Morrissey Group - Quantitative biology of cell fate and tissue dynamics
Modelling stem cell fate and alterations due to mutations
About the Research
The group uses a combination of deep learning, stochastic models and Bayesian modelling to study questions relating to stem cell fate dynamics and how mutations in stem cells alter their normal behaviour, become fixed and accumulate in the tissue eventually leading to cancer. The group is made up of members with quantitative backgrounds (Theoretical Physics, Maths and Engineering) and would particularly welcome somebody with a similar type of background, for instance in Physics, Mathematics, Engineering, Statistics or Computer Science.
Currently we work on two main systems, the intestinal crypt and the haematopoietic system, both of which are fuelled by adult stem cells. The kind of questions we work on relate to understanding how stem cells make fate choices and how these choices lead to homoeostatic balance dynamics [Kozar et al 2013, Vermeulen et al 2013]. Also we study how these homoeostatic balances are disrupted by mutations and how the mutations spread through the tissue [Vermeulen et al 2013, Nicholson et al 2018].
We work in close collaboration with experimental scientists, in the WIMM and elsewhere (Cambridge, Cardiff, Canda), working with both cellular and molecular data. We develop modelling and statistical machine learning approaches to study and understand these systems.
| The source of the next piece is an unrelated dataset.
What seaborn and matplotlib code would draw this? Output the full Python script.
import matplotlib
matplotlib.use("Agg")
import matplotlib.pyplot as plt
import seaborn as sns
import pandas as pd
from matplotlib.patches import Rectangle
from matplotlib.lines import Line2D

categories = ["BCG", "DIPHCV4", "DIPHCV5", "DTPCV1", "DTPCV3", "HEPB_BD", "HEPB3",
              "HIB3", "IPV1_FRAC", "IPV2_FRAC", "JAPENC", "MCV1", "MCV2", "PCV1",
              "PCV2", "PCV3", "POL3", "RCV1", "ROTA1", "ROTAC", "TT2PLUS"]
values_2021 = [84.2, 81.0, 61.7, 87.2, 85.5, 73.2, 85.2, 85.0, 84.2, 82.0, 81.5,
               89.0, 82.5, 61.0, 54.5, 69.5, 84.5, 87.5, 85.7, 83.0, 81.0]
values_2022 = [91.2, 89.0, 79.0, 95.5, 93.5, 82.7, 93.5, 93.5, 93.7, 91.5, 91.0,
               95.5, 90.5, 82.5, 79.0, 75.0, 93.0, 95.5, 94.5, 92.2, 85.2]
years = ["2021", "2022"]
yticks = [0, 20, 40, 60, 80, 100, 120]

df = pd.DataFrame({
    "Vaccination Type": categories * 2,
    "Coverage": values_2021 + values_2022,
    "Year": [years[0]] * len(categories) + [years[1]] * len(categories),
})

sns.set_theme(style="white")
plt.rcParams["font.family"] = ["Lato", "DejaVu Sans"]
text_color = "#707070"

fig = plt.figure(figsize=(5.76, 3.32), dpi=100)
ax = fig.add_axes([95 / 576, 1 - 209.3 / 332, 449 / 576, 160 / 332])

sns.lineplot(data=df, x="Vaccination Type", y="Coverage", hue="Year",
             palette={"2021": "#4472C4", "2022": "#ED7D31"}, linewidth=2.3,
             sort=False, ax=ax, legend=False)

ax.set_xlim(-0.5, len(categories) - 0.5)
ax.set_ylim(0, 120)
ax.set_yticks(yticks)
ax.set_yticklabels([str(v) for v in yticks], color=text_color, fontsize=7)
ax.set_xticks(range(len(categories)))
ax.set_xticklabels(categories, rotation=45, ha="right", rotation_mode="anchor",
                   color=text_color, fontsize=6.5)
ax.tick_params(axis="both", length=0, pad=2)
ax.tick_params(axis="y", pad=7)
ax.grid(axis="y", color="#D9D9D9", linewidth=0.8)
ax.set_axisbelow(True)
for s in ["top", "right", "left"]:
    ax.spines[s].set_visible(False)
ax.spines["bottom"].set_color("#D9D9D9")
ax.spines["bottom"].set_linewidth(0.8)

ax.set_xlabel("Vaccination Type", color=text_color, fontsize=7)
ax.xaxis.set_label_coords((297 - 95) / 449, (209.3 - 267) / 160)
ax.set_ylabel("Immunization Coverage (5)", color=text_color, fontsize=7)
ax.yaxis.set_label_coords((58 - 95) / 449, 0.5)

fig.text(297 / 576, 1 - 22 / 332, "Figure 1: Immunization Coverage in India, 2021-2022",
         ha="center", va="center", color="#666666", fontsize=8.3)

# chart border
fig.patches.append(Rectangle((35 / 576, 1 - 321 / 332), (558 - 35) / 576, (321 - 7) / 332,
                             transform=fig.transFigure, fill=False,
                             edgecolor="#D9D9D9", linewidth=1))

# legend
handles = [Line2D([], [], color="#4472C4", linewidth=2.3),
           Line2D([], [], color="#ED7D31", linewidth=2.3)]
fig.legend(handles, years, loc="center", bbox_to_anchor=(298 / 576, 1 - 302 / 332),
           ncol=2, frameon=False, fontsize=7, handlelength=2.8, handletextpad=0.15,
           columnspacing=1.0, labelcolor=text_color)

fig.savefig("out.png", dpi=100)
Some possible PhD areas to work on are blood cell mutation propagation in collaboration with experimental scientists at the WIMM, the relation between cell division properties and fate or stochastic modelling of single cell data in relation to tissue homeostasis.
The mathematical and statistical techniques that will be used cover a broad range of topics and will include deep learning, stochastic modelling, diffusion models and Bayesian Inference. Training and mentoring will be provided, so prior knowledge of these techniques is not necessary.
Students are encouraged to attend the MRC Weatherall Institute of Molecular Medicine DPhil Course, which takes place in the autumn of their first year. Running over several days, this course helps students to develop basic research and presentation skills, as well as introducing them to a wide-range of scientific techniques and principles, ensuring that students have the opportunity to build a broad-based understanding of differing research methodologies.
Generic skills training is offered through the Medical Sciences Division's Skills Training Programme. This programme offers a comprehensive range of courses covering many important areas of researcher development: knowledge and intellectual abilities, personal effectiveness, research governance and organisation, and engagement, influence and impact. Students are actively encouraged to take advantage of the training opportunities available to them.
As well as the specific training detailed above, students will have access to a wide-range of seminars and training opportunities through the many research institutes and centres based in Oxford.
The Department has a successful mentoring scheme, open to graduate students, which provides an additional possible channel for personal and professional development outside the regular supervisory framework. We hold an Athena SWAN Silver Award in recognition of our efforts to build a happy and rewarding environment where all staff and students are supported to achieve their full potential.
Fixation and Spread of Somatic Mutations in Adult Human Colonic Epithelium. Nicholson AM, Olpe C, Hoyle A, Thorsen AS, Rus T, Colombé M, Brunton-Sim R, Kemp R, Marks K, Quirke P, Malhotra S, Ten Hoopen R, Ibrahim A, Lindskog C, Myers MB, Parsons B, Tavaré S, Wilkinson M, Morrissey E, Winton DJ. Cell Stem Cell. 2018 Jun 1;22(6):909-918.e8.
Defining stem cell dynamics in models of intestinal tumor initiation. Vermeulen L, Morrissey E, van der Heijden M, Nicholson AM, Sottoriva A, Buczacki S, Kemp R, Tavaré S, Winton DJ. Science. 2013 Nov 22;342(6161):995-8.
Continuous clonal labeling reveals small numbers of functional stem cells in intestinal crypts and adenomas. Kozar S, Morrissey E, Nicholson AM, van der Heijden M, Zecchini HI, Kemp R, Tavaré S, Vermeulen L, Winton DJ. Cell Stem Cell. 2013 Nov 7;13(5):626-33.